= Rahul Parikh =

American journalist

Rahul K. Parikh is an American pediatrician practicing in the San Francisco Bay Area, and who is also employed by Kaiser Permanente in Walnut Creek, California, as the associate Physician-in-Chief of Patient Education in the Diablo Service Area. He writes a regular column, called "PopRX", for Salon about various medicine-related topics. He has also written for CNN about how vaccines do not cause autism, and how important he considers it to be for parents to get their children vaccinated, and for the Los Angeles Times about the effectiveness of workplace wellness programs.

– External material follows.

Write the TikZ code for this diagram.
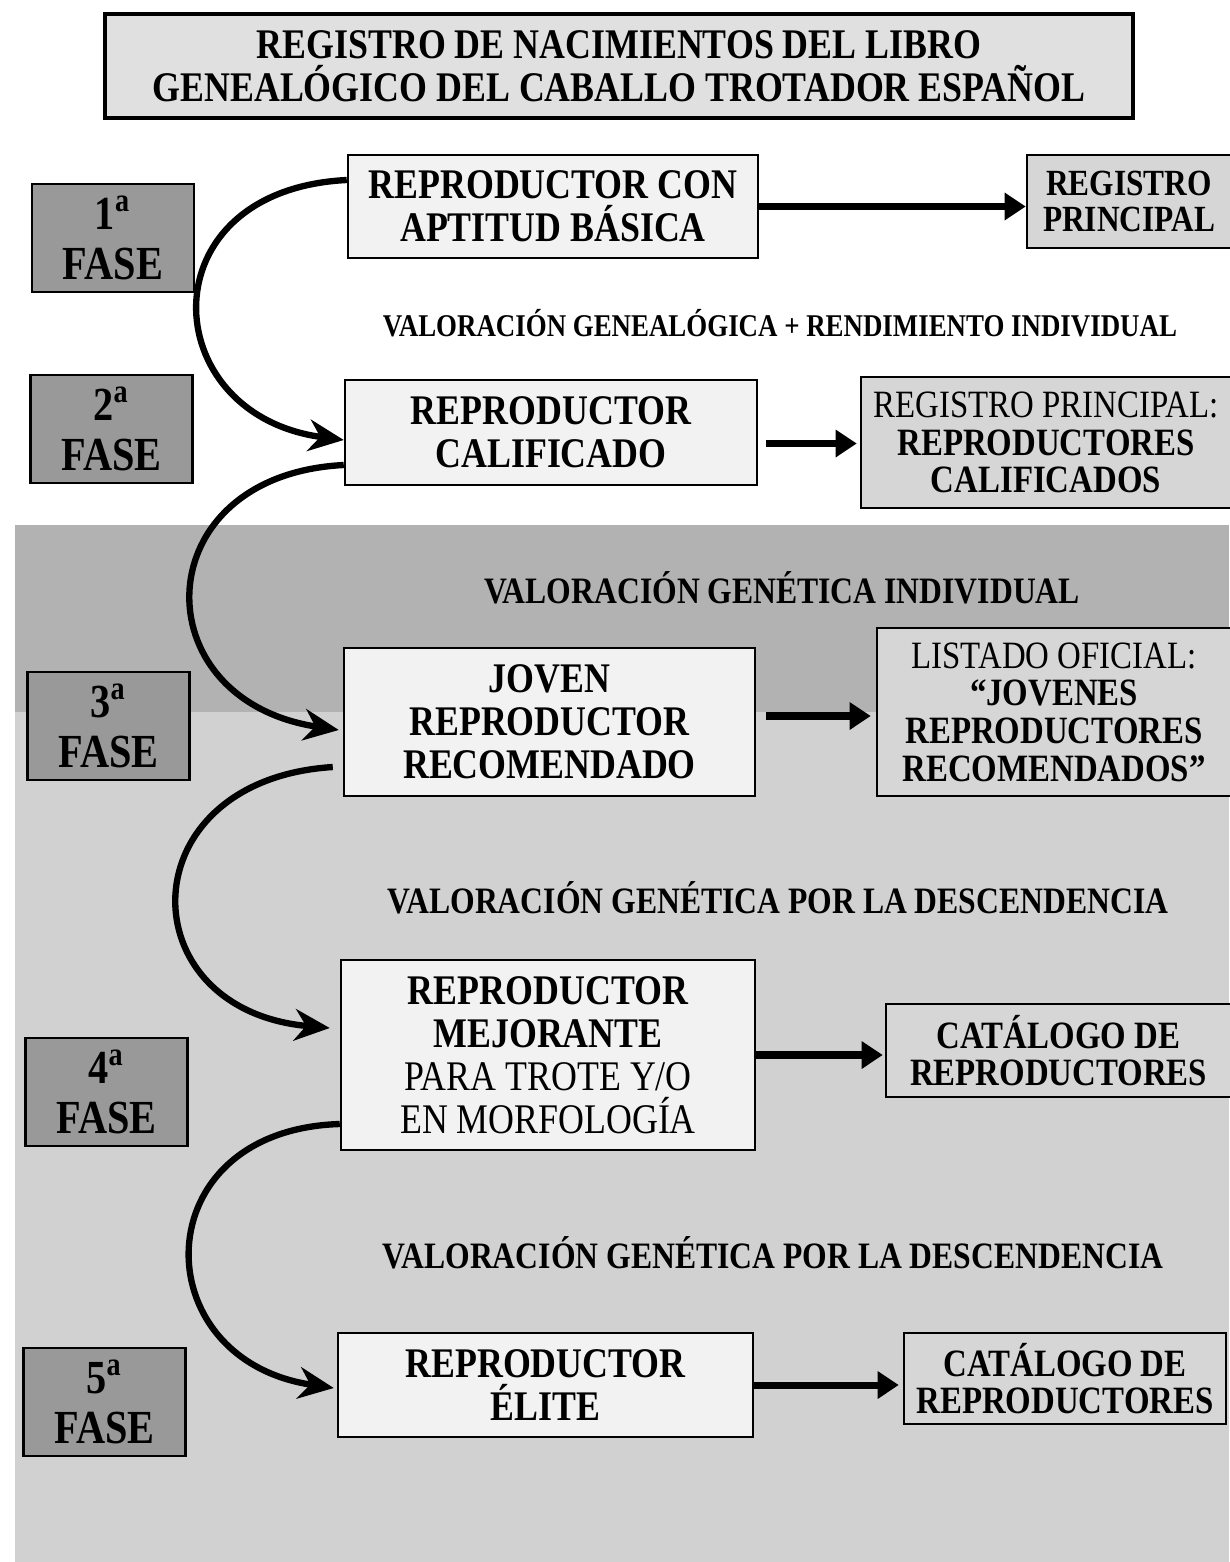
\documentclass[tikz,border=0pt]{standalone}
\usepackage{fontspec}
\setmainfont{Liberation Serif}[FakeStretch=0.85]
\usetikzlibrary{arrows.meta,calc}

\begin{document}
\begin{tikzpicture}[
    phasebox/.style={draw,line width=0.7pt,fill=black!40,minimum width=1.62cm,minimum height=1.08cm,align=center,inner sep=1pt,font=\fontsize{13.5}{14.2}\selectfont\bfseries},
    mainbox/.style={draw,line width=0.7pt,fill=black!5,minimum width=4.1cm,align=center,inner sep=1pt,font=\fontsize{12}{12.2}\selectfont\bfseries},
    listbox/.style={draw,line width=0.7pt,fill=black!16,align=center,inner sep=1pt,font=\fontsize{11}{10.7}\selectfont\bfseries},
    steplabel/.style={inner sep=1pt,font=\fontsize{10.6}{12}\selectfont\bfseries},
    curvearrow/.style={line width=1.8pt,-{Stealth[length=10pt,width=9pt]}},
    flatarrow/.style={line width=2pt,-{Triangle[length=6pt,width=7.5pt]}}
]
    \useasboundingbox (0,0) rectangle (12.29,-15.62);

    % Background
    \fill[white] (0,0) rectangle (12.29,-15.62);
    \fill[black!18] (0.15,-5.25) rectangle (12.29,-15.62);
    \fill[black!30] (0.15,-5.25) rectangle (12.29,-7.12);

    % Title
    \node[draw,line width=1pt,fill=black!12,minimum width=10.28cm,minimum height=1.04cm,align=center,inner sep=1pt,
          font=\fontsize{12}{12.2}\selectfont\bfseries] (title) at (6.19,-0.66)
        {REGISTRO DE NACIMIENTOS DEL LIBRO\\GENEALÓGICO DEL CABALLO TROTADOR ESPAÑOL};

    % Phases
    \node[phasebox] (fase1) at (1.13,-2.38) {1\textsuperscript{a}\\FASE};
    \node[phasebox] (fase2) at (1.115,-4.29) {2\textsuperscript{a}\\FASE};
    \node[phasebox] (fase3) at (1.085,-7.26) {3\textsuperscript{a}\\FASE};
    \node[phasebox] (fase4) at (1.065,-10.92) {4\textsuperscript{a}\\FASE};
    \node[phasebox] (fase5) at (1.045,-14.02) {5\textsuperscript{a}\\FASE};

    % Breeder categories
    \node[mainbox,minimum height=1.03cm] (aptitud) at (5.53,-2.065) {REPRODUCTOR CON\\APTITUD BÁSICA};
    \node[mainbox,minimum width=4.12cm,minimum height=1.05cm] (calificado) at (5.51,-4.325) {REPRODUCTOR\\CALIFICADO};
    \node[mainbox,minimum width=4.11cm,minimum height=1.48cm] (joven) at (5.495,-7.22) {JOVEN\\REPRODUCTOR\\RECOMENDADO};
    \node[mainbox,minimum width=4.14cm,minimum height=1.90cm] (mejorante) at (5.48,-10.55)
        {REPRODUCTOR\\MEJORANTE\\{\mdseries PARA TROTE Y/O}\\{\mdseries EN MORFOLOGÍA}};
    \node[mainbox,minimum width=4.15cm,minimum height=1.04cm] (elite) at (5.455,-13.85) {REPRODUCTOR\\ÉLITE};

    % Registers and lists
    \node[listbox,font=\fontsize{10.5}{10.2}\selectfont\bfseries,minimum width=2.04cm,minimum height=0.93cm] (principal) at (11.29,-2.015) {REGISTRO\\PRINCIPAL};
    \node[listbox,minimum width=3.70cm,minimum height=1.31cm] (registro) at (10.46,-4.425) {{\mdseries REGISTRO PRINCIPAL:}\\REPRODUCTORES\\CALIFICADOS};
    \node[listbox,minimum width=3.54cm,minimum height=1.68cm] (listado) at (10.54,-7.12) {{\mdseries LISTADO OFICIAL:}\\“JOVENES\\REPRODUCTORES\\RECOMENDADOS”};
    \node[listbox,minimum width=3.45cm,minimum height=0.93cm] (catalogo) at (10.585,-10.505) {CATÁLOGO DE\\REPRODUCTORES};
    \node[listbox,minimum width=3.22cm,minimum height=0.91cm] (catalogoelite) at (10.65,-13.785) {CATÁLOGO DE\\REPRODUCTORES};

    % Evaluation steps
    \node[steplabel,font=\fontsize{9}{10}\selectfont\bfseries] (val1) at (7.80,-3.23) {VALORACIÓN GENEALÓGICA + RENDIMIENTO INDIVIDUAL};
    \node[steplabel] (val2) at (7.82,-5.88) {VALORACIÓN GENÉTICA INDIVIDUAL};
    \node[steplabel] (val3) at (7.78,-8.98) {VALORACIÓN GENÉTICA POR LA DESCENDENCIA};
    \node[steplabel] (val4) at (7.73,-12.53) {VALORACIÓN GENÉTICA POR LA DESCENDENCIA};

    % Curved arrows between phases
    \draw[curvearrow] ($(aptitud.west)+(0,0.265)$) .. controls (1.45,-1.9) and (1.55,-4.15) .. ($(calificado.west)+(0,-0.075)$);
    \draw[curvearrow] ($(calificado.west)+(0,-0.325)$) .. controls (1.45,-4.75) and (1.40,-7.0) .. ($(joven.west)+(-0.04,-0.08)$);
    \draw[curvearrow] ($(joven.west)+(-0.1,-0.45)$) .. controls (1.27,-7.8) and (1.27,-10.1) .. ($(mejorante.west)+(-0.1,0.27)$);
    \draw[curvearrow] ($(mejorante.west)+(0,-0.69)$) .. controls (1.43,-11.3) and (1.43,-13.6) .. ($(elite.west)+(-0.03,-0.03)$);

    % Straight arrows to registers
    \draw[flatarrow] (aptitud.east) -- (aptitud.east -| principal.west);
    \draw[flatarrow,shorten <=0.08cm,shorten >=0.03cm] ($(calificado.east)+(0,-0.11)$) -- ($(calificado.east -| registro.west)+(0,-0.11)$);
    \draw[flatarrow,shorten <=0.1cm,shorten >=0.05cm] ($(joven.east)+(0,0.06)$) -- ($(joven.east -| listado.west)+(0,0.06)$);
    \draw[flatarrow,shorten >=0.02cm] (mejorante.east) -- (mejorante.east -| catalogo.west);
    \draw[flatarrow,shorten >=0.04cm] (elite.east) -- (elite.east -| catalogoelite.west);
\end{tikzpicture}
\end{document}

Parikh has also written an article for The New York Times about neonatal intensive care units and whether or not prematurely-born infants born between 23 and 26 weeks of gestation should be resuscitated.

== Biography ==
Parikh grew up in Orange County, California, and attended the University of California, Berkeley, where he received a degree in molecular biology. After graduating, he took a year off from college, attended Tufts University School of Medicine, and completed his residency in pediatrics, first at Cedars-Sinai Medical Center, and then at a hospital in Mumbai.

== Defender of vaccination ==
Parikh is an outspoken defender of vaccinations, and has described anti-vaccine pediatrician Robert Sears as someone whose "understanding of vaccines is deeply flawed," that his Vaccine Book "is a nightmare for pediatricians like me," and "is peppered with misleading innuendo and factual errors." He also writes that "Sears misleads parents," using "tactics [like] soft science, circular logic, reporting rumors and outright falsehoods."

== Personal life ==
Parikh is married and has two daughters.